Retrospective on the S3 Bridge for iRODS

I am rapidly approaching the end of my time working on the s3 bridge, and I sit here with a pile of problems and a number of successes. On one hand, I have a reasonably performant project with a relatively low overhead, that happens to work fairly well on the limited operations that it set out to support, on the other I have done very little to prepare for publishing or users actually using the thing. So, let’s see what worked and what didn’t.

What Worked

  1. Boost ASIO and Boost Beast were excellent to work with, their support for C++ coroutines really bridged the pain points that I had run into previously.
  2. Boost Url is interesting and useful(and absolutely necessary to work with boost beast imho)
  3. Nlohmann json is an excellent library
  4. fmt is a pleasure to use.
  5. CMake is
  6. Separating the S3 actions into their own files and functions worked well.

Let’s look at what we got from the more recent ASIO support for coroutines. The core of the connection accepting machinery is contained in this short function.

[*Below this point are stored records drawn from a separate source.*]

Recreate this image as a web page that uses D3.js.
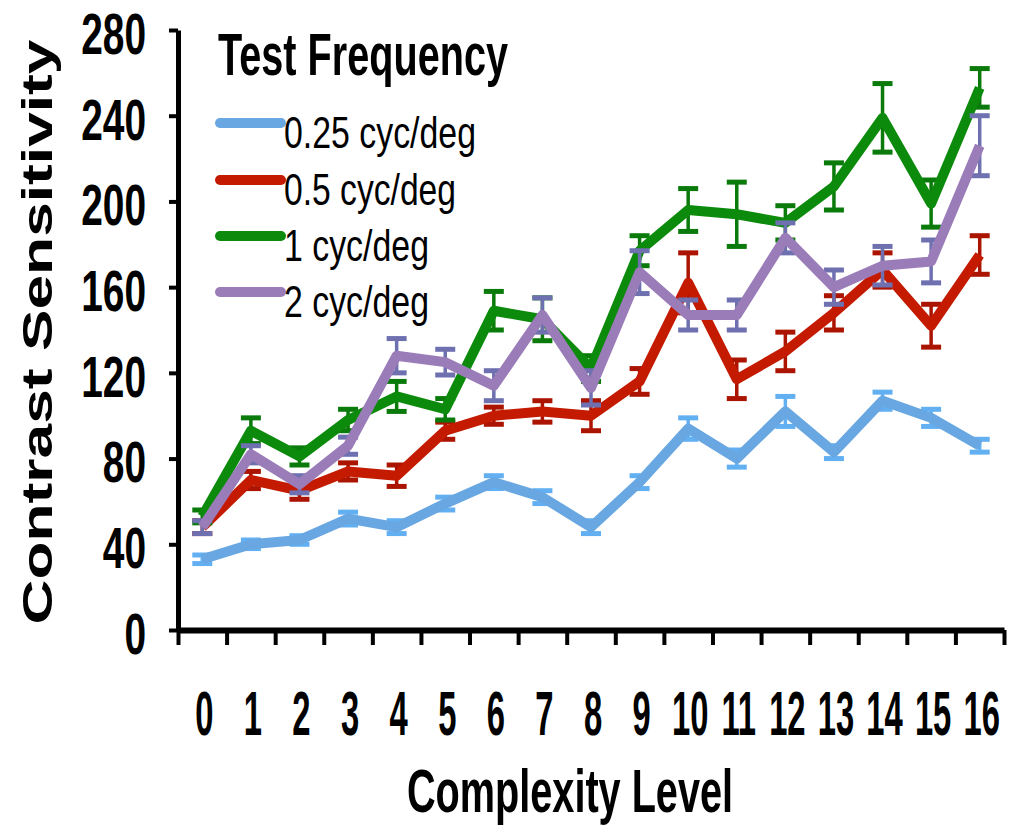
<!DOCTYPE html>
<html>
<head>
<meta charset="utf-8">
<script src="https://cdn.jsdelivr.net/npm/d3@7"></script>
<style>
  html, body { margin: 0; padding: 0; background: #fff; }
  svg { display: block; font-family: "Liberation Sans", Arial, sans-serif; }
</style>
</head>
<body>
<svg id="chart" width="1019" height="827"></svg>
<script>
// Complexity levels along the x axis
const levels = [0, 1, 2, 3, 4, 5, 6, 7, 8, 9, 10, 11, 12, 13, 14, 15, 16];
const yTicks = [0, 40, 80, 120, 160, 200, 240, 280];

// Mean contrast sensitivity and error per test frequency
const cs025 = [33, 40, 42, 52, 48, 59, 69, 62, 48, 69, 94, 80, 102, 83, 107, 99, 86];
const err025 = [2, 2, 2, 3, 3, 3, 3, 3, 3, 3, 5, 4, 7, 3, 4, 4, 3];
const cs05 = [48, 70, 65, 74, 72, 93, 100, 102, 100, 116, 162, 117, 130, 148, 168, 142, 175];
const err05 = [3, 4, 4, 4, 5, 4, 4, 5, 7, 6, 14, 9, 9, 8, 8, 10, 9];
const cs1 = [53, 93, 81, 98, 109, 103, 149, 145, 122, 177, 196, 194, 190, 207, 239, 199, 253];
const err1 = [3, 6, 4, 5, 7, 5, 9, 10, 6, 7, 10, 15, 8, 11, 16, 11, 9];
const cs2 = [48, 82, 68, 86, 128, 125, 114, 147, 113, 167, 147, 147, 183, 160, 170, 172, 226];
const err2 = [3, 4, 4, 4, 8, 6, 7, 8, 8, 10, 7, 7, 7, 8, 9, 10, 14];

const seriesNames = ["0.25 cyc/deg", "0.5 cyc/deg", "1 cyc/deg", "2 cyc/deg"];
const seriesValues = [cs025, cs05, cs1, cs2];
const seriesErrors = [err025, err05, err1, err2];
const lineColors = ["#68a7e2", "#c41a00", "#0b8a0b", "#9a7cb8"];
const barColors = ["#62b0f2", "#aa1400", "#0a7a0a", "#6e70b0"];

const svg = d3.select("#chart");

// Scales: levels sit in the middle of each slot between tick marks
const x = d3.scaleLinear().domain([0, levels.length]).range([178, 1004]);
const px = i => x(i + 0.5);
const y = d3.scaleLinear().domain([0, 280]).range([630, 30]);

// Y axis (tick labels drawn separately in a condensed face)
const yAxis = svg.append("g")
  .attr("transform", "translate(178,0)")
  .call(d3.axisLeft(y).tickValues(yTicks).tickSize(9).tickFormat("").tickSizeOuter(0));
yAxis.select(".domain").attr("stroke", "#000").attr("stroke-width", 5);
yAxis.selectAll(".tick line").attr("stroke", "#000").attr("stroke-width", 4);

svg.append("g").selectAll("text")
  .data(yTicks)
  .join("text")
  .attr("transform", d => `translate(146,${y(d) + 3}) scale(0.67,1)`)
  .attr("text-anchor", "end")
  .attr("dy", "0.36em")
  .attr("font-size", 58)
  .attr("font-weight", "bold")
  .attr("fill", "#000")
  .text(d => d);

// X axis: tick marks at slot boundaries, labels at slot centres
const xAxis = svg.append("g")
  .attr("transform", "translate(0,630)")
  .call(d3.axisBottom(x).tickValues(d3.range(levels.length + 1)).tickSize(15).tickFormat("").tickSizeOuter(0));
xAxis.select(".domain").attr("stroke", "#000").attr("stroke-width", 6);
xAxis.selectAll(".tick line").attr("stroke", "#000").attr("stroke-width", 4);

svg.append("g").selectAll("text")
  .data(levels)
  .join("text")
  .attr("transform", (d, i) => `translate(${px(i) + 2},735) scale(0.52,1)`)
  .attr("text-anchor", "middle")
  .attr("font-size", 63)
  .attr("font-weight", "bold")
  .attr("fill", "#000")
  .text(d => d);

// Axis titles
svg.append("text")
  .attr("transform", "translate(52,332) rotate(-90)")
  .attr("text-anchor", "middle")
  .attr("font-size", 42)
  .attr("font-weight", "bold")
  .attr("textLength", 585)
  .attr("lengthAdjust", "spacingAndGlyphs")
  .text("Contrast Sensitivity");

svg.append("text")
  .attr("x", 407)
  .attr("y", 812)
  .attr("font-size", 62)
  .attr("font-weight", "bold")
  .attr("textLength", 326)
  .attr("lengthAdjust", "spacingAndGlyphs")
  .text("Complexity Level");

// Series: error bars then line
seriesValues.forEach((vals, s) => {
  const g = svg.append("g");
  const errs = seriesErrors[s];
  const eb = g.append("g").attr("stroke", barColors[s]).attr("stroke-width", 3.5);
  vals.forEach((v, i) => {
    const cx = px(i), top = y(v + errs[i]), bot = y(v - errs[i]);
    eb.append("line").attr("x1", cx).attr("x2", cx).attr("y1", top).attr("y2", bot);
    eb.append("line").attr("x1", cx - 10).attr("x2", cx + 10).attr("y1", top).attr("y2", top).attr("stroke-width", 5);
    eb.append("line").attr("x1", cx - 10).attr("x2", cx + 10).attr("y1", bot).attr("y2", bot).attr("stroke-width", 5);
  });
  g.append("path")
    .datum(vals)
    .attr("fill", "none")
    .attr("stroke", lineColors[s])
    .attr("stroke-width", 10)
    .attr("stroke-linejoin", "round")
    .attr("d", d3.line().x((d, i) => px(i)).y(d => y(d)));
});

// Legend
svg.append("text")
  .attr("x", 218)
  .attr("y", 75)
  .attr("font-size", 60)
  .attr("font-weight", "bold")
  .attr("textLength", 290)
  .attr("lengthAdjust", "spacingAndGlyphs")
  .text("Test Frequency");

const legendRows = [123, 180, 236, 292];
const labelWidths = [192, 172, 145, 145];
seriesNames.forEach((name, s) => {
  const ly = legendRows[s];
  svg.append("line")
    .attr("x1", 220).attr("x2", 281)
    .attr("y1", ly).attr("y2", ly)
    .attr("stroke", lineColors[s])
    .attr("stroke-width", 10)
    .attr("stroke-linecap", "round");
  svg.append("text")
    .attr("x", 284)
    .attr("y", ly + 25)
    .attr("font-size", 44)
    .attr("textLength", labelWidths[s])
    .attr("lengthAdjust", "spacingAndGlyphs")
    .text(name);
});
</script>
</body>
</html>
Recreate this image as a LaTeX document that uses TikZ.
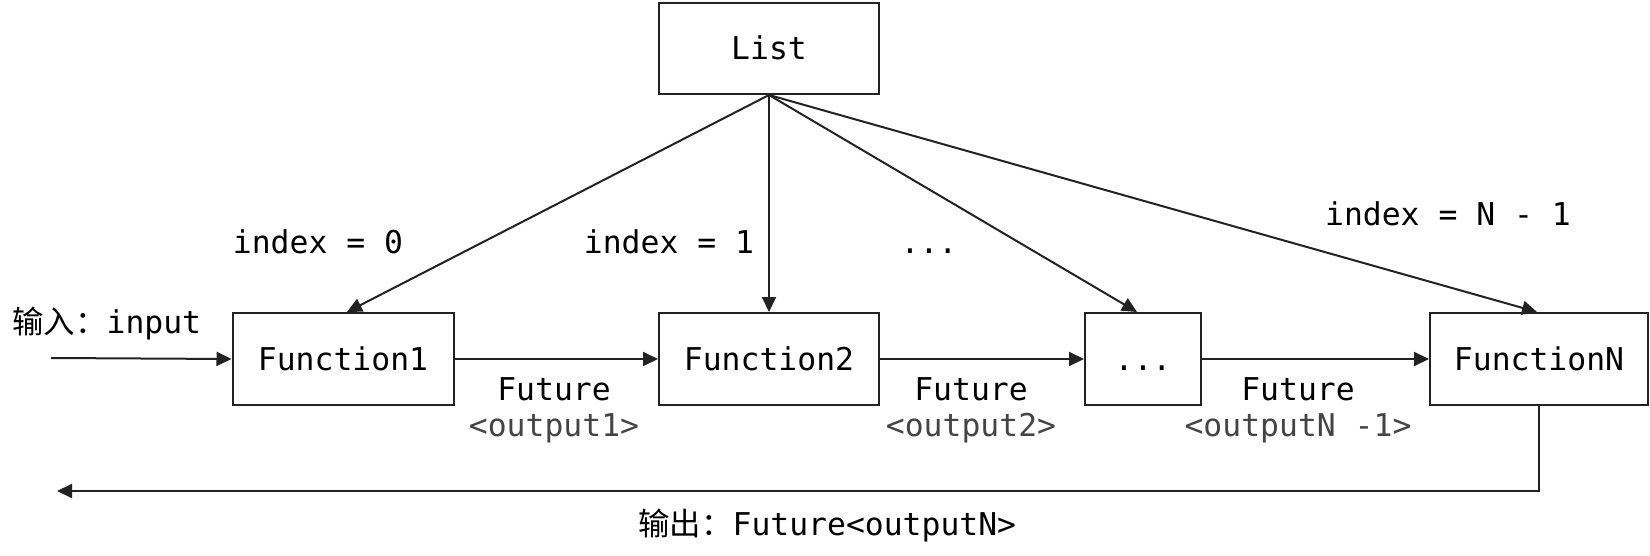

asio::awaitable<void> listener()
{
    auto executor = co_await this_coro::executor;
    asio::ip::tcp::acceptor acceptor(executor, {asio::ip::tcp::v4(), port});
    for (;;) {
        asio::ip::tcp::socket socket = co_await acceptor.async_accept(boost::asio::use_awaitable);
        asio::co_spawn(executor, handle_request(std::move(socket)), asio::detached);
    }
}

Were it not for the compiler magic of co_await and its friend co_spawn, this would be a nest of callback oriented code, and while that’s perfectly fine, I guess, it’s not a very pleasant experience to write(I suppose that I didn’t have this reaction to next.js back before that got async support, so it must just be the overhead of writing a type to manage the context for this). But with C++ coroutines, all that is handled automatically, and it’s wonderful honestly. With a bit more machinery in the standard library, C++ coroutines have the opportunity to bring a lot of benefit to the language in the future.

Boost URL is new enough that it was added officially to Boost during the period I was working on this project, and while I’m sure that it was in the works for quite a while, it is definitely not coming a moment too soon.

What didn’t

I had a “my machine” first mentality that has reared its ugly side, and if I had been building docker images and toolchains to start with I would have a much more reasonable view of what the future will look like with this piece of software. Bolting this stuff on at the end is frustrating and nearly derailed the entire project up to this point(oof, ouch, my poor local build environment).

vcpkg was the source of a number of mysterious problems at the end, and I’m still not exactly sure what caused it to suddenly start shorting out where it did, this may just be a result of the idiosyncratic way that iRODS handles its dependencies and externals, but it might also just point to vcpkg still not quite being good enough for the purpose it seeks to fulfill(I’m sure that the development team has a number of ideas to bring the ring closer to being closed, even if C and C++ compilation and dependency management is likely to be a source of trouble for quite a while in the future).

I think the best way to prevent this from happening is to ensure that I have it working that way to begin with. Local compilation is nice, but if I can’t build it on a docker container then what hope do other people have of building it? People who aren’t the author of a program tend to be far less tolerant of difficulty building it than the author is, just like they are less tolerant of debugging problems.